Certo, tecnologie di correzione audio sempre più avanzate come quelle di Dirac aiutano a rendere gli spazi sonori più neutri, ma anche queste soluzioni (come capita anche per i DSP) introducono spesso altri problemi, come l’impatto sull’integrità ritmica delle prestazioni di un sistema. Tutti questi “grattacapi”, che diventano ancora più significativi per i neofiti e per chi non ha alcun know-how sul tema insonorizzazione, possono essere facilmente evitati con un setup portatile sorgente-DAC-cuffia.
Che, intendiamoci bene, può essere affiancato benissimo da un tradizionale sistema sorgente+ampli+diffusori e non per forza deve essere votato alla portabilità (si può benissimo ascoltare musica in cuffia seduti in poltrona di fronte al proprio sistema sistema hi-fi), ma in molti casi proprio il fattore portabilità rappresenta un plus non indifferente. Almeno nel mio caso, tra la necessità di condividere gli spazi domestici (compreso il salotto con l’impianto hi-fi) con i miei familiari nei duri mesi del lockdown, l’abbonamento ad Apple Music (e al suo ingente catalogo di brani in alta risoluzione) e la comodità di ascoltare musica a letto o in un’altra stanza quando magari i figli monopolizzano il salotto, mi sono definitivamente convertito all’ascolto in portabilità.
E l’ho fatto spendendo sicuramente una bella cifra ma non pentendomene assolutamente, conscio che per ottenere la stessa esperienza con un setup più tradizionale avrei forse speso persino di più per poi rinunciare a un fattore per me fondamentale come la comodità. Alla fine ho quasi deciso di mettere in vendita i componenti separati del mio vecchio impianto perché tanto non lo userei più come in passato (devo però ancora pensarci un po’). Nell’ultimo anno lo avrò usato sì e no cinque volte, mentre le ore di ascolto giornaliere sono ormai affidate al trittico MacBook Air (versione M1), DAC Chord Hugo 2 e cuffie Grado GS1000e (adoro le cuffie aperte!).
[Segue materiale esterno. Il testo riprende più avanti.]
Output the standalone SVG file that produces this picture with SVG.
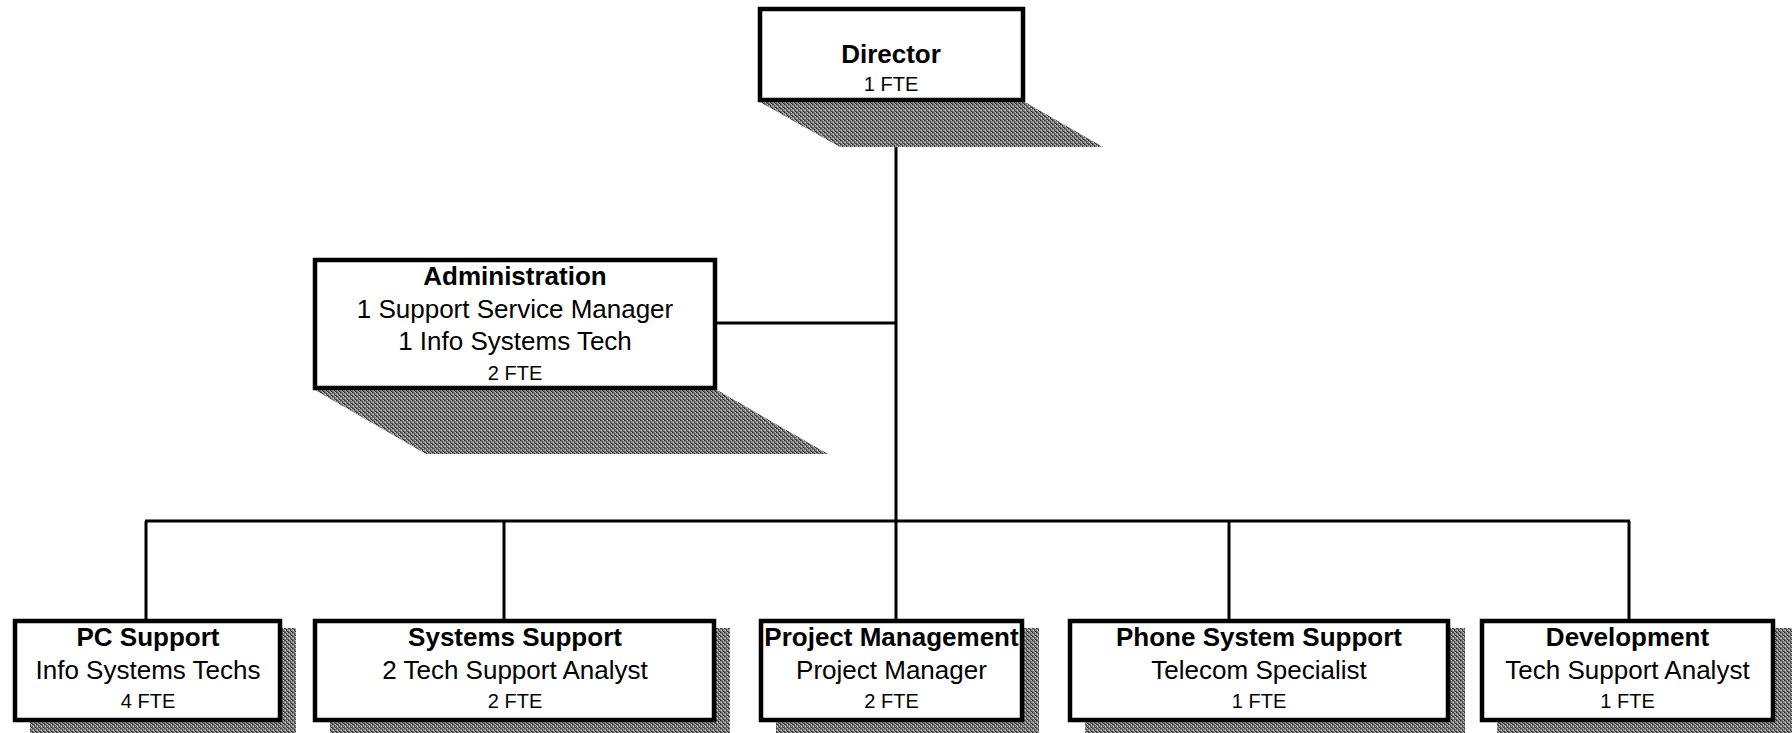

Alla fine me la sono cavata con meno di 4000 euro, ma si può certo spendere di meno (il Chord Hugo 2 è sempre stato il mio “sogno proibito”) e in ogni caso una sorgente come il MacBook Air, che ogni tanto alterno con un iPhone 13 Pro Max, serve per mille altre cose e non lo uso certo solo per la musica. Tra l’altro, per l’ascolto in cuffia, lo Hugo 2 permette di utilizzare la funzione crossfeed, con la quale il sistema invia dal canale destro al sinistro e viceversa un suono opportunamente trattato e ritardato di 400 millisecondi. L’effetto simula l’ascolto con diffusori posizionati a distanza ed è frutto di avanzate ricerche sull’ascolto binaurale.
È una tecnologia che funziona molto bene, ma che non riesce del tutto a restituire la spazialità stereofonica di un classico setup ampli+diffusori, che però rimane anche l’unica cosa che mi manca dell’ascolto senza cuffie. Ho iniziato anche a giochicchiare con Audirvana e alcuni file DSD, ma per ora Apple Music basta e avanza (ho smesso con l’abbonamento a Tidal in quanto la combinazione Hugo 2 -MQA non mi ha impressionato) e, a parte la minor ampiezza del soundstage (inevitabile quando si ascolta in cuffia), non ho rimpianto per un solo minuto il sistema hi-fi in salotto.
Il mio vero sogno si realizzerà completamente quando potrò dire addio alle cuffie con il cavo e buttarmi completamente sul wireless. Per adesso, come già detto prima, anche i codec Bluetooth più avanzati (LDAC e aptX HD) non mi convincono appieno e lo stesso Bluetooth Lossless che esordirà quest’anno non andrà altre la qualità CD. La sensazione è che tra un po’ si dovrà andare addirittura oltre il Bluetooth per assicurare una vera esperienza hi-res wireless e, quando ciò succederà, sarò sicuramente in prima linea come “cavia sonora” da laboratorio. Per ora comunque non posso davvero lamentarmi. L’audio in portabilità non è mai stato così esaltante come in questo periodo.